* **Task to carry out**: Copy the lines of the data below exactly, starting at the first and stopping after the line that contains "Serif', 'Times New"; include no pictures.

* **Given information**:
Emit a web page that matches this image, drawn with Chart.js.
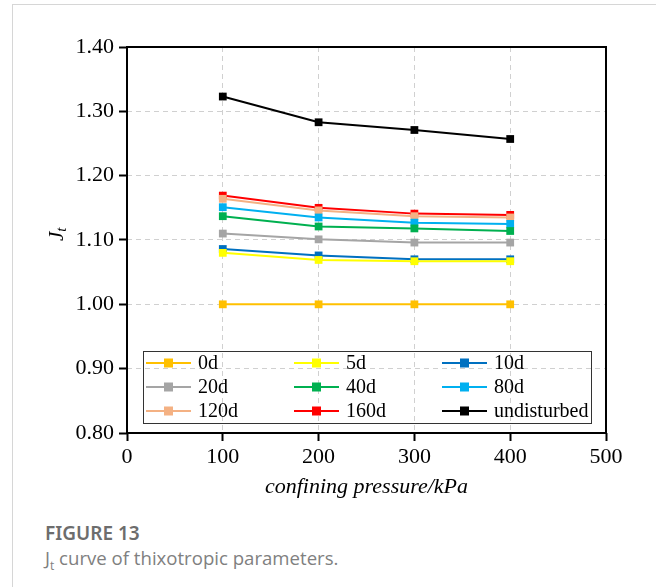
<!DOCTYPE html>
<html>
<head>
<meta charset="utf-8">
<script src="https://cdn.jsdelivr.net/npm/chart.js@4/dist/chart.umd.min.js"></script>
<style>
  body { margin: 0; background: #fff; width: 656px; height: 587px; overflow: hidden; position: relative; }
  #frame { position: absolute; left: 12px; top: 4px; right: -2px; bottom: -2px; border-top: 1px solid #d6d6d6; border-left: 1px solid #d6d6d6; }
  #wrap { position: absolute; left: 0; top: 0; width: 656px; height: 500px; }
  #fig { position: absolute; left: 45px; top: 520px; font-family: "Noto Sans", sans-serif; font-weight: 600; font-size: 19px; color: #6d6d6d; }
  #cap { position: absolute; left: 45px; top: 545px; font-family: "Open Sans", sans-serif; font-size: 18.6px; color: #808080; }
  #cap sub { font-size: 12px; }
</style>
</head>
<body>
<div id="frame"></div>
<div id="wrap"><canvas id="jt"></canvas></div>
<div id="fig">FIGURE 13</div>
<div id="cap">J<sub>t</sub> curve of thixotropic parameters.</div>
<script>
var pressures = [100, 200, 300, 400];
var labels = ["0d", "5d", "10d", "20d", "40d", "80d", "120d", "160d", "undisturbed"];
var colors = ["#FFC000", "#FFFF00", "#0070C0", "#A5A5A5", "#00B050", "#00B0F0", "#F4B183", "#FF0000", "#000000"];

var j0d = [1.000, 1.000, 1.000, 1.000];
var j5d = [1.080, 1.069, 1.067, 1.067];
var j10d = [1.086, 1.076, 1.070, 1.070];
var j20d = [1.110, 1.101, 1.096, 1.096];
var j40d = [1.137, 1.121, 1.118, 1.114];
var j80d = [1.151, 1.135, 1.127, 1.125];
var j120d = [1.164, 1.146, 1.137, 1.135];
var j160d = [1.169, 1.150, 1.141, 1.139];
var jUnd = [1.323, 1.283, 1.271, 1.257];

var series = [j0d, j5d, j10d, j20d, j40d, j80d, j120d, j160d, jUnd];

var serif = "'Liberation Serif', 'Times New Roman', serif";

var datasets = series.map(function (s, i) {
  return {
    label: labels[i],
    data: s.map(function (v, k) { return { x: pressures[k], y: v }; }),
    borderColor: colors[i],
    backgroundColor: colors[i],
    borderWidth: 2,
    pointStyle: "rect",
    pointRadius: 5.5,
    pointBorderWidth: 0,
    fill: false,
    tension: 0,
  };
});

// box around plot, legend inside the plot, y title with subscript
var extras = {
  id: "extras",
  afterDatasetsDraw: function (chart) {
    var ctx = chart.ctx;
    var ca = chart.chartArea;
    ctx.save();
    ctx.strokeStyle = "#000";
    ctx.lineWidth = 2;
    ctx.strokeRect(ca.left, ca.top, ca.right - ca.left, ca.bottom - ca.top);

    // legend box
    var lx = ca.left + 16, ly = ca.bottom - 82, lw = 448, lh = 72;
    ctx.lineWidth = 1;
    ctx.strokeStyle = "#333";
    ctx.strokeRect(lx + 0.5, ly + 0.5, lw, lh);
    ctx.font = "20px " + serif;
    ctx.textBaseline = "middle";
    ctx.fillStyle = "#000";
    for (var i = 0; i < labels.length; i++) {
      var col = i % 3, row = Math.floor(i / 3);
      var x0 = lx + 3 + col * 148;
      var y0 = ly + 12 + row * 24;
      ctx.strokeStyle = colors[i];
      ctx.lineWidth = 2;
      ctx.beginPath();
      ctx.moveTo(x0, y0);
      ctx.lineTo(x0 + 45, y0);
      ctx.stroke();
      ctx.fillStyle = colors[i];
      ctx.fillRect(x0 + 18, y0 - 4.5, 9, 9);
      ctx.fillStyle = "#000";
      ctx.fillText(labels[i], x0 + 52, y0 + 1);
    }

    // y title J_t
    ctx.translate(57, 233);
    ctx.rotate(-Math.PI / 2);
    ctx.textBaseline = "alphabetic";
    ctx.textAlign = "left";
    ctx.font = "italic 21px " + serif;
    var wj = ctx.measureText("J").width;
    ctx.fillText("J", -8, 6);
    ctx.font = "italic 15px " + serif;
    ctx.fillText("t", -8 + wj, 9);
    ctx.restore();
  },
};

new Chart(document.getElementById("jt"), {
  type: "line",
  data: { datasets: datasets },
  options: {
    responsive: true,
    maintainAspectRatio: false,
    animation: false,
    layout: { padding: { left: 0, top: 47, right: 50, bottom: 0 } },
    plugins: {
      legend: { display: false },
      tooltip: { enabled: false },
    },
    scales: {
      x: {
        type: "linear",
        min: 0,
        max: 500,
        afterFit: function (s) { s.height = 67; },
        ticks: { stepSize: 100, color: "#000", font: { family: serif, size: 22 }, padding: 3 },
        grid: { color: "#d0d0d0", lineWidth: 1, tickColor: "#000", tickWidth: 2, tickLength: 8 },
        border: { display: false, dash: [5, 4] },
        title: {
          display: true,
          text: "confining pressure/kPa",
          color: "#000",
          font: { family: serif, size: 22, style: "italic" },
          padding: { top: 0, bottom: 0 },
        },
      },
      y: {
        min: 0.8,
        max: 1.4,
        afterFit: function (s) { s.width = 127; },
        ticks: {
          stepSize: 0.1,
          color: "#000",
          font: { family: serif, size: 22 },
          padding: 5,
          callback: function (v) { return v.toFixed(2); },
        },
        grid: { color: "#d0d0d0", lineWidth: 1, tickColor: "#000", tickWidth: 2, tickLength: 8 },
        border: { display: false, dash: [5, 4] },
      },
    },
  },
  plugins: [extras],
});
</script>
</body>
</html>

* **The output**:
Emit a web page that matches this image, drawn with Chart.js.
<!DOCTYPE html>
<html>
<head>
<meta charset="utf-8">
<script src="https://cdn.jsdelivr.net/npm/chart.js@4/dist/chart.umd.min.js"></script>
<style>
  body { margin: 0; background: #fff; width: 656px; height: 587px; overflow: hidden; position: relative; }
  #frame { position: absolute; left: 12px; top: 4px; right: -2px; bottom: -2px; border-top: 1px solid #d6d6d6; border-left: 1px solid #d6d6d6; }
  #wrap { position: absolute; left: 0; top: 0; width: 656px; height: 500px; }
  #fig { position: absolute; left: 45px; top: 520px; font-family: "Noto Sans", sans-serif; font-weight: 600; font-size: 19px; color: #6d6d6d; }
  #cap { position: absolute; left: 45px; top: 545px; font-family: "Open Sans", sans-serif; font-size: 18.6px; color: #808080; }
  #cap sub { font-size: 12px; }
</style>
</head>
<body>
<div id="frame"></div>
<div id="wrap"><canvas id="jt"></canvas></div>
<div id="fig">FIGURE 13</div>
<div id="cap">J<sub>t</sub> curve of thixotropic parameters.</div>
<script>
var pressures = [100, 200, 300, 400];
var labels = ["0d", "5d", "10d", "20d", "40d", "80d", "120d", "160d", "undisturbed"];
var colors = ["#FFC000", "#FFFF00", "#0070C0", "#A5A5A5", "#00B050", "#00B0F0", "#F4B183", "#FF0000", "#000000"];

var j0d = [1.000, 1.000, 1.000, 1.000];
var j5d = [1.080, 1.069, 1.067, 1.067];
var j10d = [1.086, 1.076, 1.070, 1.070];
var j20d = [1.110, 1.101, 1.096, 1.096];
var j40d = [1.137, 1.121, 1.118, 1.114];
var j80d = [1.151, 1.135, 1.127, 1.125];
var j120d = [1.164, 1.146, 1.137, 1.135];
var j160d = [1.169, 1.150, 1.141, 1.139];
var jUnd = [1.323, 1.283, 1.271, 1.257];

var series = [j0d, j5d, j10d, j20d, j40d, j80d, j120d, j160d, jUnd];

var serif = "'Liberation Serif', 'Times New Roman', serif";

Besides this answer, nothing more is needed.